What was the service response stage of the assessment like for you? How did you find the communication with assessors?

The service response stage is the two weeks in the lead up to assessment when services upload any additional evidence requested to help the assessment team.

Louise: I think it was manageable because you’ve already worked so hard in the first evidence upload. There was a huge amount of anticipation on what the outcome was going to be. In terms of communication with the Royal College of Physicians, that has always been fantastic, with timely responses.


How did you find going through the deferral period, and putting into action the key recommendations that the assessors gave you?

Louise: I think we kind of expected to defer - you are never going to be perfect the first time around, and there is always going to be something to work on, even now. Nobody has the perfect service and there is always something you can do to improve. So, we didn’t really feel upset by it, it was just the next hurdle to try and get over and the feedback we were given was very comprehensive and felt like we could achieve it.


Would you say going through the accreditation pathway has helped you develop your service?

Louise: Yes, I would say so. I think that due to the time pressures of the accreditation processes it forces you forward, in all the usual aspects of quality, including patient feedback, staff feedback, patients experience and safety.
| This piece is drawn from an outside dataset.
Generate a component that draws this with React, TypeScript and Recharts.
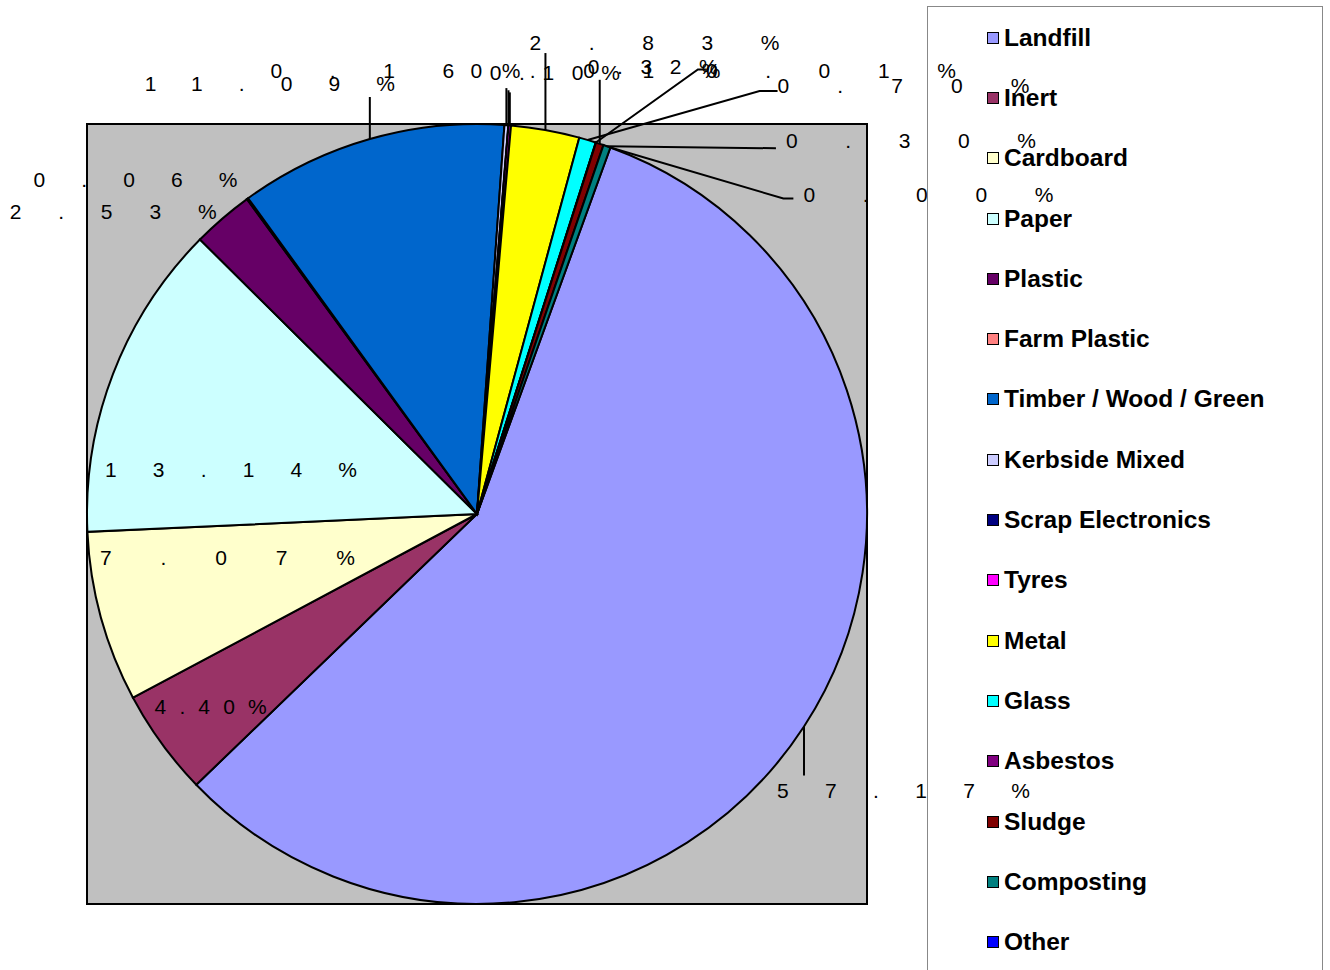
import React from 'react';
import { PieChart, Pie, Cell, Legend } from 'recharts';

const categories = [
  'Landfill', 'Inert', 'Cardboard', 'Paper', 'Plastic', 'Farm Plastic',
  'Timber / Wood / Green', 'Kerbside Mixed', 'Scrap Electronics', 'Tyres',
  'Metal', 'Glass', 'Asbestos', 'Sludge', 'Composting', 'Other',
];

const shares = [
  57.17, 4.4, 7.07, 13.14, 2.53, 0.06,
  11.09, 0.16, 0.01, 0.1,
  2.83, 0.7, 0.01, 0.32, 0.3, 0.0,
];

const colors = [
  '#9999FF', '#993366', '#FFFFCC', '#CCFFFF', '#660066', '#FF8080',
  '#0066CC', '#CCCCFF', '#000080', '#FF00FF',
  '#FFFF00', '#00FFFF', '#800080', '#800000', '#008080', '#0000FF',
];

const data = categories.map((name, i) => ({ name, value: shares[i] }));

// label placement, relative to the slice's outer midpoint
const labelLayout = [
  { dx: -27, dy: 71, len: 253, line: [[0, 49]] },
  { dx: -7, dy: -29, len: 112, line: [] },
  { dx: -1, dy: -52, len: 255, line: [] },
  { dx: -8, dy: 103, len: 252, line: [] },
  { dx: -213, dy: 1, len: 207, line: [] },
  { dx: -214, dy: -12, len: 204, line: [] },
  { dx: -225, dy: -48, len: 250, line: [[0, -42]] },
  { dx: -236, dy: -47, len: 250, line: [[0, -37]] },
  { dx: -38, dy: -47, len: 250, line: [[0, -35]] },
  { dx: -20, dy: -45, len: 130, line: [[0, -33]] },
  { dx: -16, dy: -80, len: 250, line: [[0, -77]] },
  { dx: 190, dy: -47, len: 252, line: [[172, -49], [190, -49]] },
  { dx: 110, dy: -65, len: 250, line: [[102, -73], [110, -73]] },
  { dx: -12, dy: -70, len: 130, line: [[0, -64]] },
  { dx: 179, dy: 2, len: 250, line: [[169, 2]] },
  { dx: 193, dy: 54, len: 250, line: [[173, 51], [183, 51]] },
];

const CX = 477;
const CY = 514;
const R = 390;
const FONT = '"Liberation Sans", Arial, sans-serif';

const renderLabel = (props: any) => {
  const { cx, cy, midAngle, outerRadius, index } = props;
  const rad = (-midAngle * Math.PI) / 180;
  const ax = cx + outerRadius * Math.cos(rad);
  const ay = cy + outerRadius * Math.sin(rad);
  const l = labelLayout[index];
  const pts = [[ax, ay], ...l.line.map(([x, y]) => [ax + x, ay + y])];
  return (
    <g key={`lbl-${index}`}>
      {l.line.length > 0 && (
        <polyline
          points={pts.map((p) => p.join(',')).join(' ')}
          fill="none"
          stroke="#000"
          strokeWidth={2}
        />
      )}
      <text
        x={ax + l.dx}
        y={ay + l.dy}
        textLength={l.len}
        lengthAdjust="spacing"
        fontSize={21}
        fontFamily={FONT}
        fill="#000"
        textAnchor="start"
      >
        {shares[index].toFixed(2) + '%'}
      </text>
    </g>
  );
};

// legend keeps the series order (no alphabetical sorting)
const renderLegend = () => (
  <div
    style={{
      boxSizing: 'border-box',
      width: 396,
      height: 964,
      border: '1px solid #888',
      borderBottom: 'none',
      background: 'transparent',
      paddingTop: 13,
      fontFamily: FONT,
    }}
  >
    {categories.map((name, i) => (
      <div
        key={name}
        style={{
          display: 'flex',
          alignItems: 'center',
          height: 60.3,
          marginLeft: 59,
        }}
      >
        <span
          style={{
            display: 'inline-block',
            width: 12,
            height: 12,
            boxSizing: 'border-box',
            border: '1px solid #000',
            background: colors[i],
            marginRight: 5,
            marginTop: -25,
          }}
        />
        <span
          style={{
            fontSize: 24.5,
            fontWeight: 'bold',
            color: '#000',
            marginTop: -25,
            whiteSpace: 'nowrap',
          }}
        >
          {name}
        </span>
      </div>
    ))}
  </div>
);

export default function App() {
  return (
    <div
      style={{
        position: 'absolute',
        left: 0,
        top: 0,
        width: 1330,
        height: 970,
        overflow: 'hidden',
        background: '#fff',
      }}
    >
      <div
        style={{
          position: 'absolute',
          left: CX - R - 1,
          top: CY - R - 1,
          width: 2 * R + 2,
          height: 2 * R + 2,
          boxSizing: 'border-box',
          border: '2px solid #000',
          background: '#C0C0C0',
        }}
      />
      <PieChart
        width={1330}
        height={970}
        margin={{ top: 0, right: 0, bottom: 0, left: 0 }}
        style={{ position: 'absolute', left: 0, top: 0 }}
      >
        <Legend
          content={renderLegend}
          wrapperStyle={{ position: 'absolute', left: 927, top: 6, width: 396, height: 964 }}
        />
        <Pie
          data={data}
          dataKey="value"
          nameKey="name"
          cx={CX}
          cy={CY}
          outerRadius={R}
          startAngle={70}
          endAngle={-290}
          stroke="#000"
          strokeWidth={2}
          label={renderLabel}
          labelLine={false}
          isAnimationActive={false}
        >
          {data.map((d, i) => (
            <Cell key={d.name} fill={colors[i]} />
          ))}
        </Pie>
      </PieChart>
    </div>
  );
}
It has also given us the chance to review the operational side of what we do. We now have a better data-driven process for the data we collect, not just at the start when patients are referred into the service, but the data we collect afterwards as well.


Which new processes have you embedded into your day-to-day after going through the accreditation process?
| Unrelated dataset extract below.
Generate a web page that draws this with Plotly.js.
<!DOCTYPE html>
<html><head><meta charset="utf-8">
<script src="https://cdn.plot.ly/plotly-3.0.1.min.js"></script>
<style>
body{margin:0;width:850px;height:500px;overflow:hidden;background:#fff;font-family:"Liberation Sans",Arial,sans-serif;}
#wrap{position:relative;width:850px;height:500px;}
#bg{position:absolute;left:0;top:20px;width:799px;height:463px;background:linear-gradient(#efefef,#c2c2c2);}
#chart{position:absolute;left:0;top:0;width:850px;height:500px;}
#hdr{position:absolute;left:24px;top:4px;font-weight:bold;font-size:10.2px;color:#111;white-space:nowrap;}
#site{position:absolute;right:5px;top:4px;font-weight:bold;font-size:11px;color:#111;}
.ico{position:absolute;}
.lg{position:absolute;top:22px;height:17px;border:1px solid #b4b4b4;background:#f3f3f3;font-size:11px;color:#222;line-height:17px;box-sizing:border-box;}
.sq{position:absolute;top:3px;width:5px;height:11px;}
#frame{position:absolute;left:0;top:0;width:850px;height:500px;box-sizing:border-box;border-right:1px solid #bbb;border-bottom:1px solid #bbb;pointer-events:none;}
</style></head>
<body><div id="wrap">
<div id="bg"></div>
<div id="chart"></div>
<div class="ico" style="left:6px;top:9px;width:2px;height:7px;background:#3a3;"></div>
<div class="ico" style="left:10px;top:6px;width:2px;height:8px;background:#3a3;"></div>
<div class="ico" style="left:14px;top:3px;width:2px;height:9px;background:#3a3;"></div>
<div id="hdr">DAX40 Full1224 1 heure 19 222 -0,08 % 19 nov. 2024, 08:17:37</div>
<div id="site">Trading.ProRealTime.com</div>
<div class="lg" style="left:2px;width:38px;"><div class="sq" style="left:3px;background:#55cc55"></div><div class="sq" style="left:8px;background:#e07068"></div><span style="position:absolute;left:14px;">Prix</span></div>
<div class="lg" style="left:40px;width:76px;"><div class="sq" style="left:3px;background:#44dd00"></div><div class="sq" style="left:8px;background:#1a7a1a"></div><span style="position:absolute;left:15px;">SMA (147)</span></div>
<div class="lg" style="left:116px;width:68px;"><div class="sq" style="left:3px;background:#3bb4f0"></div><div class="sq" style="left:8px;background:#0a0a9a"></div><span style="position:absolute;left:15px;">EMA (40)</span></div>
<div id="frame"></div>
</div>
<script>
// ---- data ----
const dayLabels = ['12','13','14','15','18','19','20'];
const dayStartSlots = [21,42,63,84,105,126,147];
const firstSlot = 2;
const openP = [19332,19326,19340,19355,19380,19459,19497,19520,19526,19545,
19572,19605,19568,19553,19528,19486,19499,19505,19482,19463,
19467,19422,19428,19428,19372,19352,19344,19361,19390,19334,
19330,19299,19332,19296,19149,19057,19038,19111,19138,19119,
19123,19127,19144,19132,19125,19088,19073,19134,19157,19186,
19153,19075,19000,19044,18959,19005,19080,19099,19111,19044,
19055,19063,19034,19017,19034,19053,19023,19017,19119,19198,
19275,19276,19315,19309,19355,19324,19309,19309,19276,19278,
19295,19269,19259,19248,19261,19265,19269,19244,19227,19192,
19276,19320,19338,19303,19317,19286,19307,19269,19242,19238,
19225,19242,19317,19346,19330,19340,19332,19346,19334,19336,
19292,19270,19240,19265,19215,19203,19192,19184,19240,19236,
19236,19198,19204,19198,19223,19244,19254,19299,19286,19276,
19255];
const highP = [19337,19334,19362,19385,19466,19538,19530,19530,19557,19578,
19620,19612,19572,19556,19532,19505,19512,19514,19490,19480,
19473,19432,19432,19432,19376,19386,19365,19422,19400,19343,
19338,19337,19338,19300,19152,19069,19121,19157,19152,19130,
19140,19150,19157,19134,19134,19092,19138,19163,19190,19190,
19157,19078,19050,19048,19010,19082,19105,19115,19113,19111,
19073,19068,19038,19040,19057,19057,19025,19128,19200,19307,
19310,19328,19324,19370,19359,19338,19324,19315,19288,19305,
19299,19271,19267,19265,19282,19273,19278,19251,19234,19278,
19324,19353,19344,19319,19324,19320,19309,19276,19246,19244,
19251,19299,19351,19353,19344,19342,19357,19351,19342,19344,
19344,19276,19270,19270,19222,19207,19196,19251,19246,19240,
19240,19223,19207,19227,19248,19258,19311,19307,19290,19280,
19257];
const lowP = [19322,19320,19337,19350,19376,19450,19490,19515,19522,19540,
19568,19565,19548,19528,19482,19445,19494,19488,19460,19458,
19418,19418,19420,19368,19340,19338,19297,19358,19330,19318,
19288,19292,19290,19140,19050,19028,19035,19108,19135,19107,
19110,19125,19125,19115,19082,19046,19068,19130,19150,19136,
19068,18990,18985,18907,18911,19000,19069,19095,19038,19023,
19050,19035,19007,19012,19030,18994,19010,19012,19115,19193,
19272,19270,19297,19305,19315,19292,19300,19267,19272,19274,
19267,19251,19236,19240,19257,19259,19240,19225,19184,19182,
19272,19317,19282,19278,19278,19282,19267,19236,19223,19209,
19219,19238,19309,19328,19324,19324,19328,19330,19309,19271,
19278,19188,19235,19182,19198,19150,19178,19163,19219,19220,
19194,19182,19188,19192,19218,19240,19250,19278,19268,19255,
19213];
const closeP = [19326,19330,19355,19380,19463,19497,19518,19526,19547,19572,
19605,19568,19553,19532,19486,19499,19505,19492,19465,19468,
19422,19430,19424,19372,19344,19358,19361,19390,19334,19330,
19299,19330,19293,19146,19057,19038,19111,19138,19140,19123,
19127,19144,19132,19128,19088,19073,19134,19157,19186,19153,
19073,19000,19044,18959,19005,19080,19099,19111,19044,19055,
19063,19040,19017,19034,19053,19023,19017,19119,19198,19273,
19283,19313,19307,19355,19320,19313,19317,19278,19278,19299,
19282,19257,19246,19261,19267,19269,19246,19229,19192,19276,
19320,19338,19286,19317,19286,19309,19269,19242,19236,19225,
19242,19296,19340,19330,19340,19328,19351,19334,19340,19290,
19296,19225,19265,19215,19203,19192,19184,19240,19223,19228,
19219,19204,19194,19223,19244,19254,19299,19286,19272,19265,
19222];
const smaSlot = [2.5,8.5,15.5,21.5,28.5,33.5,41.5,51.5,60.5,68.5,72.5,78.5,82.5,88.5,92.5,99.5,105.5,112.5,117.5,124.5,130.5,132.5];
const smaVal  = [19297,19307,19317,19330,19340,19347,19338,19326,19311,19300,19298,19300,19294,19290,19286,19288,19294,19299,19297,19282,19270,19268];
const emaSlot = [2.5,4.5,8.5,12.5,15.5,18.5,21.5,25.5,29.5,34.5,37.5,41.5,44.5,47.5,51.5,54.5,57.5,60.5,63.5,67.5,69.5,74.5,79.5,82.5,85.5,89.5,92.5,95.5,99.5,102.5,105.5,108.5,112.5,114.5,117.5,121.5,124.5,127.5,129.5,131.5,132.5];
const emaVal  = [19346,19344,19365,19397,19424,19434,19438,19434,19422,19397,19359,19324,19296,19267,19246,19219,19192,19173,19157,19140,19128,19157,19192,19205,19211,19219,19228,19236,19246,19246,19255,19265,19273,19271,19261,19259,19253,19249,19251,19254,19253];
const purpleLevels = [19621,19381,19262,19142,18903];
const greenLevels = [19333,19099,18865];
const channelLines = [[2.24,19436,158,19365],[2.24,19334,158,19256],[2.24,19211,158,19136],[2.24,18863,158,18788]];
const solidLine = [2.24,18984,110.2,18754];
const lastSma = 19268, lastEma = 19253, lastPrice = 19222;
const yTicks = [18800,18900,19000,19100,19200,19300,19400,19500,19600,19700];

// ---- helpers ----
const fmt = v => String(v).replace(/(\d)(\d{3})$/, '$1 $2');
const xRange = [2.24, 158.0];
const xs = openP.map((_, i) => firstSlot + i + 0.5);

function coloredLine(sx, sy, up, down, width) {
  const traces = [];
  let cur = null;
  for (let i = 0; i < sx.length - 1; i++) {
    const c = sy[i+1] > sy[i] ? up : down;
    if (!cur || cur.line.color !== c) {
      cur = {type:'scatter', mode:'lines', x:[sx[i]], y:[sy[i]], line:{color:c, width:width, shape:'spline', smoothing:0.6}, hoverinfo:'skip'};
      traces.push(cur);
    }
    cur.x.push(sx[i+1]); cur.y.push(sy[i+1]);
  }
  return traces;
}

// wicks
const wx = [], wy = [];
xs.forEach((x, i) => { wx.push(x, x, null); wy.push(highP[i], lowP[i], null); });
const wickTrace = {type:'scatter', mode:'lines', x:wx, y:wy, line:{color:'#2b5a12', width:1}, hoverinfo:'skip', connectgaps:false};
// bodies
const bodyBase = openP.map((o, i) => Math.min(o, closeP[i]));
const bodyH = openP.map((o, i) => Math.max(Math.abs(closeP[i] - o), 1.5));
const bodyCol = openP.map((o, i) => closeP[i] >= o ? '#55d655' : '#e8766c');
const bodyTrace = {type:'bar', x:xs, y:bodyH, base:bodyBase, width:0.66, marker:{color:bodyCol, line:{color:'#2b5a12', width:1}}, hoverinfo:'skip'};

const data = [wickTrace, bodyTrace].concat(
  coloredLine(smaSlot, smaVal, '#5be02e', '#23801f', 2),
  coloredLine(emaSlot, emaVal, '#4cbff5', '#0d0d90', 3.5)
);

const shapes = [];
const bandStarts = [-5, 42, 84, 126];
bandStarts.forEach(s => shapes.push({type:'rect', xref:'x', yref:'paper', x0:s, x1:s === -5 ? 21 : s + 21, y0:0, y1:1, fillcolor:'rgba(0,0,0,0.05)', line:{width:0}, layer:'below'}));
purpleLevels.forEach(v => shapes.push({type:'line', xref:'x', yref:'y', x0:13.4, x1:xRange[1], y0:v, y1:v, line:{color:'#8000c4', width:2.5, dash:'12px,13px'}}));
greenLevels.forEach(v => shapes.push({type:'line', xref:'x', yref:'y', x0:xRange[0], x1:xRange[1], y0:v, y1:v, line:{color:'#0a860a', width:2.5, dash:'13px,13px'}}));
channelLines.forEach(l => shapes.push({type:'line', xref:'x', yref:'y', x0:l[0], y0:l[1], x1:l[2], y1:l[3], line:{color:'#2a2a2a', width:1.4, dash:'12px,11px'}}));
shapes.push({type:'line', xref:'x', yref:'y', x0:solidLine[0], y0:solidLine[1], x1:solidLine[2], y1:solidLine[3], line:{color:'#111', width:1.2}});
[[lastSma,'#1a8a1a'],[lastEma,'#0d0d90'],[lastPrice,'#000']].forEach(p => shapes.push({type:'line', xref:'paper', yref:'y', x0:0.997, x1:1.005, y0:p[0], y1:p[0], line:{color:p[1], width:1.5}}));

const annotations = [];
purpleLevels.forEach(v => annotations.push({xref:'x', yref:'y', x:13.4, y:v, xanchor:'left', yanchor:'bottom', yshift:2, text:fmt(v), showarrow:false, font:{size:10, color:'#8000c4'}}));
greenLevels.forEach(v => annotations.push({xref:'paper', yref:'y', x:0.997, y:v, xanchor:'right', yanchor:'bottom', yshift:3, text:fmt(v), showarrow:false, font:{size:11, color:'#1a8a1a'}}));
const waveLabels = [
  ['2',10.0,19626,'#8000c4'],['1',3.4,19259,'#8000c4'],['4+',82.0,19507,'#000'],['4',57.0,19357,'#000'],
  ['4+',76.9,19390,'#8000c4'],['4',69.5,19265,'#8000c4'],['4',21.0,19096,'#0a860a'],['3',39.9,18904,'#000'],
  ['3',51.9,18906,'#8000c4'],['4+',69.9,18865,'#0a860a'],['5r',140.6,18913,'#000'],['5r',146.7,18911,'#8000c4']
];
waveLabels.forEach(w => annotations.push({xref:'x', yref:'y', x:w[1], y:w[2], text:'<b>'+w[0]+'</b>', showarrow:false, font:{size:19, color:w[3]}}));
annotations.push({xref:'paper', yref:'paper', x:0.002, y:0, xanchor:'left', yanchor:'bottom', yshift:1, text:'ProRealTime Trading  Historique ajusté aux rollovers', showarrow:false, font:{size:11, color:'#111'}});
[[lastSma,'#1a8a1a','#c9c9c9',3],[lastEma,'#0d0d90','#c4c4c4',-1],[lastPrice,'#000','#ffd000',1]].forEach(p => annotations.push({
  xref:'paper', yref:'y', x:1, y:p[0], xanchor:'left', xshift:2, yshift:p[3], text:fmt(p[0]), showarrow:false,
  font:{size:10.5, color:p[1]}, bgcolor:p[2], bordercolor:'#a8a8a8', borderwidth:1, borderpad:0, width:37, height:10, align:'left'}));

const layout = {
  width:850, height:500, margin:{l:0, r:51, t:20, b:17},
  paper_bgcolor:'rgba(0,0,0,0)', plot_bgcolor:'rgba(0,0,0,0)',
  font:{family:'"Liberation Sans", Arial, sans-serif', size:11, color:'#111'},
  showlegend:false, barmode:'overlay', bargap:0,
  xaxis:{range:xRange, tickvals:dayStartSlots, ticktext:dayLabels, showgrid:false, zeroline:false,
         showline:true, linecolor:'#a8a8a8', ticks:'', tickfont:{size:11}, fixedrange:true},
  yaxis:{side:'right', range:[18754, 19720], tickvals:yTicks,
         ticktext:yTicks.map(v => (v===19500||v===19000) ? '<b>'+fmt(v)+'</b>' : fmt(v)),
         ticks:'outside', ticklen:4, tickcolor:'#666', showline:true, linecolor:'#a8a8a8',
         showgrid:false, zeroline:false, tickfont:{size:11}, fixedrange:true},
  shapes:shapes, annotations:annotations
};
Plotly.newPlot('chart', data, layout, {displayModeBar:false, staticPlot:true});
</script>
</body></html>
Louise: It has put in place rigorous framework for us in our team meetings, so it’s clear the direction we’re travelling in; our vision, purpose and goals for the next year. It feels like it’s now all consolidated in one place.

Carolina: The classes have changed a little bit to improve outcome measures on the patient. We have the patient feedback survey, as well as the staff feedback. We got into the habit of doing QI projects to support service changes, which is something to back up improvement.
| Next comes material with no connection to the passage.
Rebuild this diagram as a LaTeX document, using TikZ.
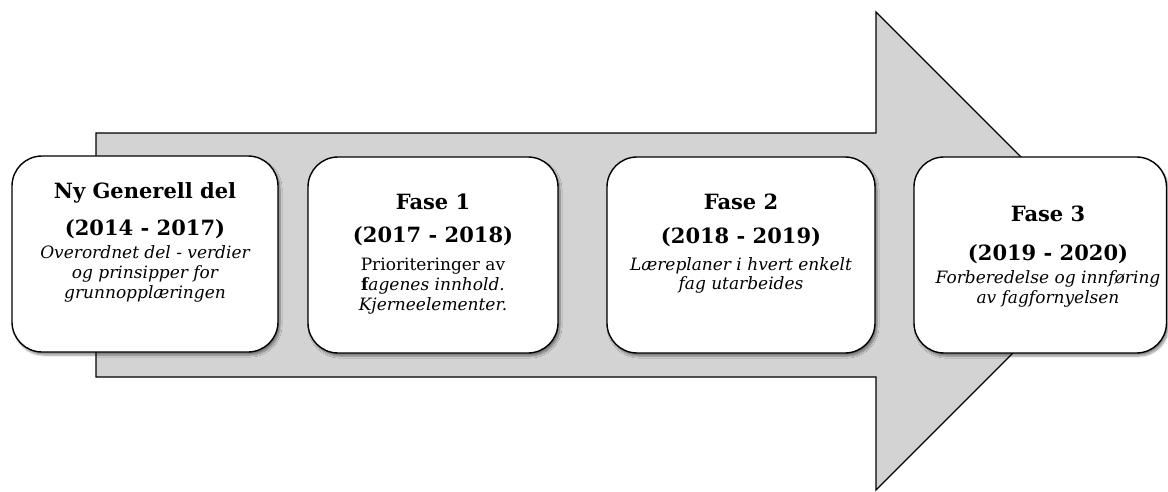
\documentclass[tikz,border=0pt]{standalone}
\usepackage{fontspec}
\setmainfont{DejaVu Serif}
\usetikzlibrary{shadows.blur}
\definecolor{arrowgray}{HTML}{D3D3D3}
\tikzset{
  phasebox/.style={draw=black, line width=1.4pt, fill=white, rounded corners=30pt,
    blur shadow={shadow xshift=2pt, shadow yshift=-3pt, shadow blur steps=6, shadow opacity=45}},
  titletxt/.style={anchor=base, inner sep=0pt, font=\fontsize{21}{24}\selectfont\bfseries},
  desctxt/.style={anchor=base, inner sep=0pt, font=\fontsize{17}{20}\selectfont\itshape},
  plaintxt/.style={anchor=base, inner sep=0pt, font=\fontsize{17}{20}\selectfont},
  bigarrow/.style={draw=black, line width=1.2pt, fill=arrowgray, line join=miter}
}
\begin{document}
\begin{tikzpicture}[x=1pt,y=-1pt]
\useasboundingbox (0,0) rectangle (1168,492);
% big arrow
\draw[bigarrow] (96,133) -- (876,133) -- (876,12) -- (1115,251) -- (876,490) -- (876,377) -- (96,377) -- cycle;
% boxes
\draw[phasebox] (12,156) rectangle (278,352);
\draw[phasebox] (308,157) rectangle (558,353);
\draw[phasebox] (607,157) rectangle (875,353);
\draw[phasebox] (914,157) rectangle (1166.5,353);
% box 1
\node[titletxt] (t1a) at (145,199) {Ny Generell del};
\node[titletxt] (t1b) at (145,235) {(2014 - 2017)};
\node[desctxt] (t1c) at (145,258) {Overordnet del - verdier};
\node[desctxt] (t1d) at (145,278) {og prinsipper for};
\node[desctxt] (t1e) at (145,298) {grunnopplæringen};
% box 2
\node[titletxt] (t2a) at (433,210) {Fase 1};
\node[titletxt] (t2b) at (433,242) {(2017 - 2018)};
\node[plaintxt] (t2c) at (433,270) {Prioriteringer av};
\node[desctxt] (t2d) at (433,290) {\textbf{\upshape f}agenes innhold.};
\node[desctxt] (t2e) at (433,310) {Kjerneelementer.};
% box 3
\node[titletxt] (t3a) at (741,210) {Fase 2};
\node[titletxt] (t3b) at (741,243) {(2018 - 2019)};
\node[desctxt] (t3c) at (741,270) {Læreplaner i hvert enkelt};
\node[desctxt] (t3d) at (741,289) {fag utarbeides};
% box 4
\node[titletxt] (t4a) at (1048,222) {Fase 3};
\node[titletxt] (t4b) at (1048,260) {(2019 - 2020)};
\node[desctxt] (t4c) at (1048,283) {Forberedelse og innføring};
\node[desctxt] (t4d) at (1048,303) {av fagfornyelsen};
\end{tikzpicture}
\end{document}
We need to evidence all we do to support accreditation, so we maintain high quality standards for the documents that we develop in the service, so we now do a lot of document management control.


Are there are parts of the process that you did find challenging?

Carolina: Time management is a huge thing, trying to accommodate and block out time to work. Sometimes clinical priorities come in and we have to cancel so it remains a challenge trying to allocate time. I think as long as we remain consistent, and ensure the documents are saved correctly and have the quality standards, then the goal is clear.

Louise: I definitely think that having protected time works better because you can get things done. Hopefully, that’s something that NHS England can push on the agenda throughout different ICBs, so that we can allocate sufficient resources. It is not just time, it’s resources to be able to fulfil what’s required.


Congratulations on being accredited! How did the team feel when you received that final tick mark?

Carolina: It was that feeling of achievement, and relief! I feel confident that the service that we offer follow the best practices and meet with the high-quality standards. I feel proud of all of the people I work with, the service leads, and the leadership team.


Do you have anything else you want to mention to services going through the accreditation process?

Carolina: Just as general advice for everyone, don’t put barriers in your mind, it is a huge project, like any other project at the beginning, but it is possible, just be flexible, open minded and kind to the people you are working with.

Louise: Yes, it is definitely all about that. Looking at what the barriers are and finding a way around them, don’t let that barrier stop you in your tracks. Making them bite-size steps - rather than looking at the whole picture and becoming overwhelmed, just break it down and use everybody around you to support you.


Thanks to Louise and Carolina for sharing their experience going through the PRSAS process with us!